▸ Given task: Look at the data below and print exactly the lines from its first line through the line with "import matplotlib.patheffects as pe"; the pictures stay out of the copy.

▸ Supplied information:
(begin)
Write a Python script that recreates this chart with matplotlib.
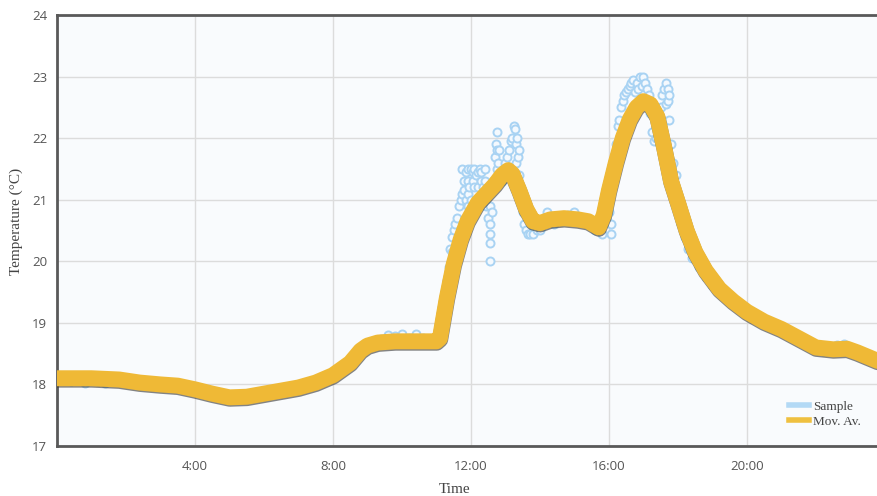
import matplotlib.pyplot as plt
import matplotlib.patheffects as pe

# Sample readings (hours, degC)
sample_hours = [
    0.0, 0.2, 0.4, 0.6, 0.8, 1.0, 1.2, 1.4, 1.6, 1.8,
    2.0, 2.2, 2.4, 2.6, 2.8, 3.0, 3.2, 3.4, 3.6, 3.8,
    4.0, 4.2, 4.4, 4.6, 4.8, 5.0, 5.2, 5.4, 5.6, 5.8,
    6.0, 6.2, 6.4, 6.6, 6.8, 7.0, 7.2, 7.4, 7.6, 7.8,
    8.0, 8.2, 8.4, 8.6, 8.8, 9.0, 9.2, 9.4, 9.6, 9.8,
    10.0, 10.2, 10.4, 10.6, 10.8, 11.0,
    11.1, 11.15, 11.2, 11.25, 11.3, 11.35, 11.4, 11.45, 11.45, 11.45,
    11.5, 11.55, 11.6, 11.65, 11.7, 11.75, 11.75, 11.8, 11.8, 11.85,
    11.85, 11.9, 11.9, 11.9, 11.9, 11.95, 12.0, 12.0, 12.05, 12.05,
    12.1, 12.1, 12.15, 12.2, 12.2, 12.25, 12.3, 12.3, 12.35, 12.4,
    12.4, 12.45, 12.45, 12.5, 12.55, 12.55, 12.55, 12.55, 12.55, 12.6,
    12.65, 12.7, 12.72, 12.75, 12.75, 12.75, 12.78, 12.8, 12.85, 12.9,
    12.95, 13.0, 13.05, 13.1, 13.15, 13.2, 13.25, 13.28, 13.3, 13.3,
    13.32, 13.35, 13.38, 13.4, 13.42, 13.45, 13.5, 13.55, 13.6, 13.65,
    13.7, 13.8, 13.9,
    14.0, 14.1, 14.2, 14.4, 14.6, 14.8, 15.0, 15.2, 15.4, 15.6,
    15.8, 15.9, 16.0, 16.05, 16.05, 16.1, 16.15, 16.2, 16.25, 16.3,
    16.35, 16.4, 16.45, 16.5, 16.55, 16.6, 16.65, 16.7, 16.75, 16.8,
    16.85, 16.9, 16.95, 17.0, 17.05, 17.1, 17.15, 17.2, 17.25, 17.3,
    17.35, 17.4, 17.5, 17.55, 17.6, 17.65, 17.65, 17.7, 17.7, 17.75,
    17.75, 17.8, 17.85, 17.9, 17.95, 18.0, 18.1, 18.2, 18.3,
    18.4, 18.6, 18.8, 19.0, 19.2, 19.4, 19.6, 19.8, 20.0, 20.2,
    20.4, 20.6, 20.8, 21.0, 21.2, 21.4, 21.6, 21.8, 22.0, 22.2,
    22.4, 22.6, 22.8, 23.0, 23.2, 23.4, 23.6, 23.8,
]
sample_temp = [
    18.10, 18.10, 18.06, 18.10, 18.03, 18.10, 18.06, 18.03, 18.10, 18.12,
    18.06, 18.04, 18.02, 18.00, 17.98, 18.02, 17.97, 17.98, 17.95, 17.92,
    17.90, 17.87, 17.84, 17.81, 17.79, 17.77, 17.76, 17.79, 17.82, 17.86,
    17.88, 17.88, 17.91, 17.93, 17.96, 17.98, 18.01, 18.03, 18.06, 18.10,
    18.15, 18.22, 18.30, 18.42, 18.56, 18.66, 18.70, 18.74, 18.80, 18.78,
    18.82, 18.76, 18.82, 18.76, 18.72, 18.70,
    18.75, 18.90, 19.20, 19.50, 19.70, 19.90, 20.20, 20.40, 20.15, 19.95,
    20.50, 20.60, 20.70, 20.90, 21.00, 21.10, 21.50, 21.30, 21.15, 21.45,
    21.00, 21.50, 21.30, 21.10, 20.90, 21.20, 21.00, 21.50, 21.30, 21.45,
    21.50, 21.20, 21.40, 21.20, 21.45, 21.50, 21.45, 21.30, 21.20, 21.50,
    21.30, 20.90, 21.15, 20.70, 20.90, 20.60, 20.30, 20.00, 20.45, 20.80,
    21.30, 21.70, 21.90, 22.10, 21.80, 21.50, 21.60, 21.80, 21.40, 21.30,
    21.50, 21.60, 21.70, 21.80, 21.95, 22.00, 22.20, 22.15, 21.90, 21.60,
    22.00, 21.70, 21.80, 21.40, 21.20, 21.10, 20.80, 20.60, 20.50, 20.45,
    20.45, 20.45, 20.50,
    20.50, 20.60, 20.80, 20.60, 20.65, 20.75, 20.80, 20.70, 20.60, 20.50,
    20.45, 20.70, 20.80, 20.45, 20.60, 21.20, 21.60, 21.90, 22.20, 22.30,
    22.50, 22.60, 22.70, 22.75, 22.80, 22.85, 22.90, 22.95, 22.75, 22.90,
    22.80, 23.00, 22.85, 23.00, 22.90, 22.80, 22.70, 22.40, 22.10, 21.95,
    22.00, 22.20, 22.50, 22.70, 22.80, 22.90, 22.55, 22.60, 22.80, 22.30,
    22.70, 21.90, 21.60, 21.20, 21.40, 20.90, 20.60, 20.40, 20.20,
    20.05, 19.90, 19.75, 19.62, 19.50, 19.40, 19.32, 19.25, 19.18, 19.12,
    19.05, 19.00, 18.97, 18.92, 18.85, 18.80, 18.72, 18.65, 18.60, 18.55,
    18.60, 18.64, 18.66, 18.60, 18.55, 18.45, 18.40, 18.35,
]

# Moving average (hours, degC)
avg_hours = [
    0.0, 1.0, 1.8, 2.4, 3.0, 3.5, 4.0, 4.5, 5.0, 5.5,
    6.0, 6.5, 7.0, 7.5, 8.0, 8.5, 8.8, 9.0, 9.3, 9.8,
    10.5, 11.0, 11.1, 11.3, 11.5, 11.7, 11.9, 12.0, 12.2, 12.45,
    12.7, 12.9, 13.08, 13.2, 13.4, 13.6, 13.8, 14.0, 14.3, 14.7,
    15.1, 15.4, 15.7, 15.85, 16.0, 16.2, 16.4, 16.6, 16.8, 17.0,
    17.2, 17.4, 17.6, 17.8, 18.0, 18.25, 18.5, 18.8, 19.2, 19.6,
    20.0, 20.5, 21.0, 21.5, 22.0, 22.5, 22.9, 23.2, 23.5, 23.8,
]
avg_temp = [
    18.10, 18.10, 18.08, 18.03, 18.00, 17.98, 17.92, 17.85, 17.79, 17.80,
    17.85, 17.90, 17.95, 18.03, 18.15, 18.35, 18.55, 18.63, 18.68, 18.70,
    18.70, 18.70, 18.75, 19.40, 19.95, 20.35, 20.65, 20.75, 20.95, 21.10,
    21.25, 21.40, 21.48, 21.42, 21.15, 20.85, 20.65, 20.62, 20.68, 20.70,
    20.68, 20.65, 20.55, 20.75, 21.15, 21.60, 22.00, 22.30, 22.50, 22.60,
    22.55, 22.35, 21.85, 21.30, 20.95, 20.50, 20.15, 19.85, 19.55, 19.35,
    19.18, 19.02, 18.90, 18.75, 18.60, 18.57, 18.58, 18.52, 18.45, 18.38,
]

hour_ticks = [4, 8, 12, 16, 20]
hour_labels = ["4:00", "8:00", "12:00", "16:00", "20:00"]
temp_ticks = [17, 18, 19, 20, 21, 22, 23, 24]

fig = plt.figure(figsize=(8.77, 4.96), dpi=100)
ax = fig.add_axes([0.065, 0.1008, 0.935, 0.869])
ax.set_facecolor("#f9fbfd")

ax.plot(sample_hours, sample_temp, linestyle="none", marker="o", markersize=5.8,
        markerfacecolor="#f4f9fe", markeredgecolor="#a9d3f3", markeredgewidth=1.4,
        label="Sample", zorder=2)
ax.plot(avg_hours, avg_temp, color="#efb936", linewidth=11.5, solid_capstyle="round",
        solid_joinstyle="round", label="Mov. Av.", zorder=3,
        path_effects=[pe.SimpleLineShadow(offset=(0.2, -1.0), shadow_color="#333333", alpha=0.6),
                      pe.Normal()])

ax.set_xlim(0, 23.77)
ax.set_ylim(17, 24)
ax.set_xticks(hour_ticks)
ax.set_xticklabels(hour_labels)
ax.set_yticks(temp_ticks)
ax.grid(True, color="#dcdcdc", linewidth=1)
ax.set_axisbelow(True)

for side in ["left", "bottom", "top"]:
    ax.spines[side].set_color("#595959")
    ax.spines[side].set_linewidth(2)
ax.spines["right"].set_visible(False)

ax.tick_params(length=0, labelcolor="#555555", labelsize=9.5)
ax.tick_params(axis="x", pad=10)
ax.tick_params(axis="y", pad=7)
for lbl in ax.get_xticklabels() + ax.get_yticklabels():
    lbl.set_family(["Open Sans", "DejaVu Sans"])

ax.set_xlabel("Time", family="Liberation Serif", fontsize=11, color="#444444")
ax.set_ylabel("Temperature (°C)", family="Liberation Serif", fontsize=11, color="#444444")
ax.xaxis.set_label_coords(0.485, -0.085)
ax.yaxis.set_label_coords(-0.041, 0.52)

sample_handle = plt.Line2D([], [], color="#b3d9f5", linewidth=4)
avg_handle = plt.Line2D([], [], color="#efc040", linewidth=4)
ax.legend([sample_handle, avg_handle], ["Sample", "Mov. Av."], loc="lower right",
          frameon=False, prop={"family": "Liberation Serif", "size": 9.5},
          handlelength=1.5, handletextpad=0.35, labelspacing=0.2,
          bbox_to_anchor=(0.995, 0.015), labelcolor="#444444")

fig.savefig("out.png", dpi=100)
(end)
▸ Full answer:
Write a Python script that recreates this chart with matplotlib.
import matplotlib.pyplot as plt
import matplotlib.patheffects as pe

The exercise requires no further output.